Me: Well, that’s it. I need some chewing gum. From Peoria.
Well, it’s not just that (really!). My work schedule is such that I often have to leave earlier than plowing occurs. And besides, someone has to get the gum, right?
(For the record: I do not chew gum...)
We deal with this mostly with a combination of snow tires, a bit of experience driving in the winter, accented with a touch of dumb luck. Essentially, when Old Man Winter conspires to make our driveway disappear I will venture out with an application of judicious speed and careful feathering of the throttle. Usually this works.
Occasionally it doesn’t:
So. Twice over the past week I’ve had to dig our cars out of the snow in our own driveway. This would probably seem a universally bad and frustrating thing, and it does come close, except it offers a couple of different upsides:
- I get to play in the snow; and
- I get to play with cars; and
- I get to solve a puzzle.
All assuming, as was the case both times this week, that I don’t have any place that I need to be, it is actually possible to look at this as a bit of fun.
Part of the challenge is that, as one can see in the pictures, we are working with cars that don’t have a great deal of ground clearance. The net effect of this is that, when one doesn’t hit the drifted snow at a sufficient speed, or maintain momentum, one rides up on the snow and ends up astride the snow, with it gathered underneath the chassis. This is, peradventure, an impediment to forward motion.
When this occurs the situation calls for multiple steps. If the car isn’t sufficiently crowned up on packed snow, it may be possible to use the old-fashioned rocking technique (do they still teach that in driver’s ed?) to gain traction and free the vehicle.
This was not successful in these situations.
Failing that, one has to go for the Full Monty and break out the shovels and rakes and implements of destruction.
Well, the shovels anyway. And, ideally, something to aid in what is known in these parts as gription. That could be sand, cat litter, or anything else you have handy that provides a similar composition. This week’s candidate was an old bag of charcoal briquettes that we happened to have sitting in the garage.
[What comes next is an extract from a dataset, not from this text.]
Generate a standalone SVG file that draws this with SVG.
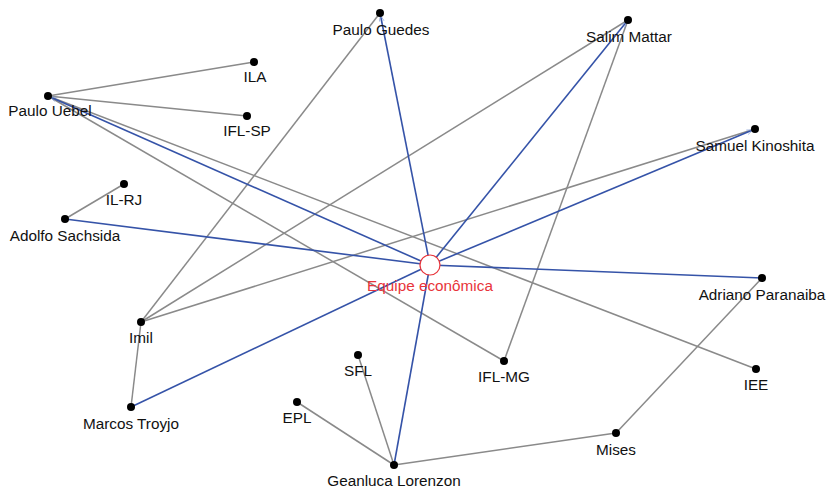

The key is to shovel around and under the car. Around in order to give clear space for it to move both forward and backward without hanging up on more snow. And by under I really do mean under - pulling material out from underneath the front, back, and both sides as much as possible; and breaking up what cannot be removed.
Then your gription material has to go around each of the drive wheels - both in front of and back of the drive wheels to catch in each direction.
Once all of that is accomplished, you get back in the car and repeat the rocking exercise. If you are smart, you have left the car running while doing all of that so it’s nice and warm inside (though, honestly, the work you are doing may take care of the staying warm part by itself). And if you have done your work well the car should concede to the idea of moving one direction or the other.
If it will only go backwards, it may be necessary to get out and remove the remaining pile of snow that had been underneath, but is now in front, as well as whatever else is still underneath (yes, believe me, there will be more than you thought) in order to get the vehicle to comply with a request for forward motion.
And although it may have been frustrating to have had the thing happen in the first place, there is something particularly satisfying when the car does break free and start to move forward of its own accord.
It’s an achievement; You’ve beaten Old Man Winter one more time. I mean really - screw that guy.